Begin SUPPLIED INFORMATION
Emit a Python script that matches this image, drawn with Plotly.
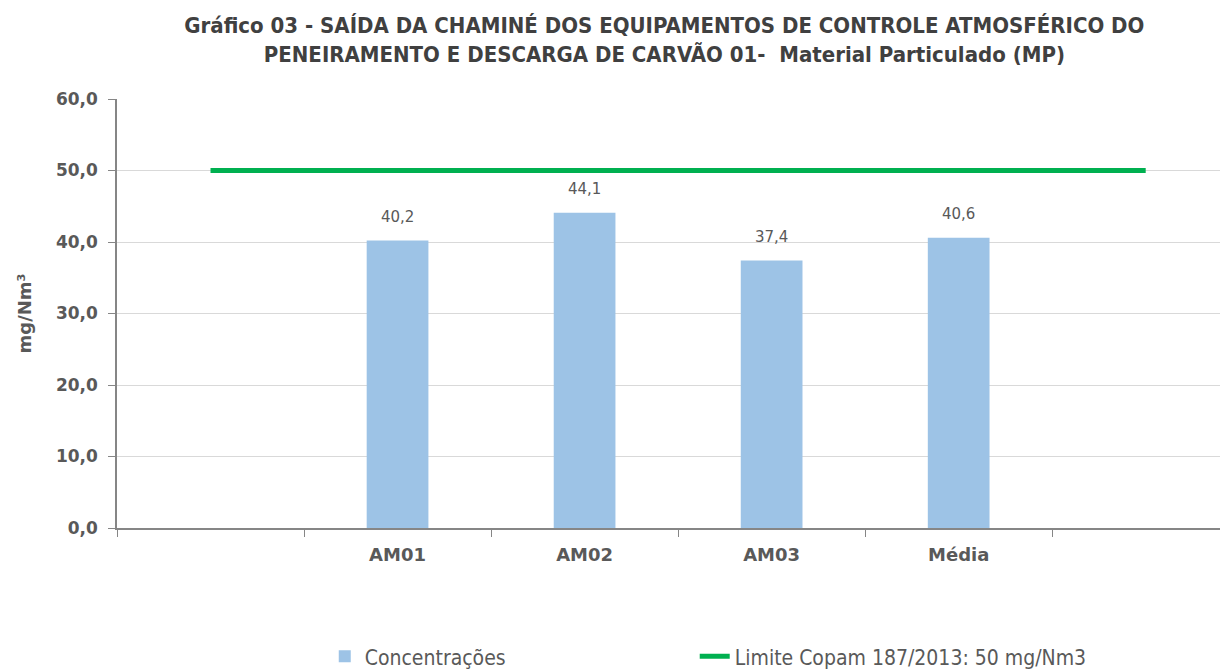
import plotly.graph_objects as go

categories = [" ", "AM01", "AM02", "AM03", "Média", "  "]
bar_categories = ["AM01", "AM02", "AM03", "Média"]
concentracoes = [40.2, 44.1, 37.4, 40.6]
limite = [50, 50, 50, 50, 50, 50]
y_ticks = [0, 10, 20, 30, 40, 50, 60]

title_text = ("Gráfico 03 - SAÍDA DA CHAMINÉ DOS EQUIPAMENTOS DE CONTROLE ATMOSFÉRICO DO<br>"
              "PENEIRAMENTO E DESCARGA DE CARVÃO 01-  Material Particulado (MP)")

grey = "#595959"
font_narrow = "Liberation Sans Narrow, Arial Narrow, DejaVu Sans Condensed, sans-serif"
font_axis = "DejaVu Sans, Verdana, sans-serif"

fig = go.Figure()
fig.add_trace(go.Bar(
    x=bar_categories, y=concentracoes, name="Concentrações",
    marker=dict(color="#9DC3E6", line=dict(width=0)),
    width=0.33, legend="legend",
))
fig.add_trace(go.Scatter(
    x=categories, y=limite, name="Limite Copam 187/2013: 50 mg/Nm3",
    mode="lines", line=dict(color="#00B050", width=5), legend="legend2",
))

for c, v in zip(bar_categories, concentracoes):
    fig.add_annotation(
        x=c, y=v, xref="x", yref="y", text=f"{v:.1f}".replace(".", ","),
        showarrow=False, yanchor="bottom", yshift=13,
        font=dict(family=font_axis, size=15, color=grey),
    )

legend_common = dict(orientation="h", xanchor="left", y=-0.30, yanchor="middle",
                     font=dict(family=font_narrow, size=21, color=grey),
                     bgcolor="rgba(0,0,0,0)")

# the page body has an 8px margin, so the figure is 8px smaller and margins shifted
fig.update_layout(
    width=1220, height=661,
    separators=",.",
    plot_bgcolor="white", paper_bgcolor="white",
    margin=dict(l=109, r=0, t=91, b=141, autoexpand=False),
    title=dict(text=title_text, x=0.538, xanchor="center", y=0.962, yanchor="top",
               font=dict(family=font_narrow, size=22, color="#404040", weight="bold")),
    showlegend=True,
    legend=dict(x=0.187, **legend_common),
    legend2=dict(x=0.520, **legend_common),
)
fig.update_xaxes(
    type="category", categoryorder="array", categoryarray=categories,
    range=[-0.5, 5.44], tickson="boundaries", ticks="outside", ticklen=7,
    tickcolor="#868686", showline=True, linecolor="#868686", linewidth=1.5,
    showgrid=False, automargin=False, ticklabelstandoff=10,
    tickfont=dict(family=font_axis, size=18, color=grey, weight="bold"),
)
fig.update_yaxes(
    range=[0, 60], tickvals=y_ticks, tickformat=".1f",
    ticks="outside", ticklen=7, tickcolor="#868686",
    showline=True, linecolor="#868686", linewidth=1.5,
    showgrid=True, gridcolor="#D9D9D9", gridwidth=1, zeroline=False,
    automargin=False, ticklabelstandoff=7,
    tickfont=dict(family=font_axis, size=17, color=grey, weight="bold"),
    title=dict(text="mg/Nm³", standoff=20,
               font=dict(family=font_axis, size=18, color=grey, weight="bold")),
)

fig.write_html("out.html")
End SUPPLIED INFORMATION
## SHORT PROBLEM:
Exactly restate the lines from the beginning of the data through the line with "import plotly.graph_objects as go", and no others, keeping pictures out.

## WRITTEN RESPONSE:
Emit a Python script that matches this image, drawn with Plotly.
import plotly.graph_objects as go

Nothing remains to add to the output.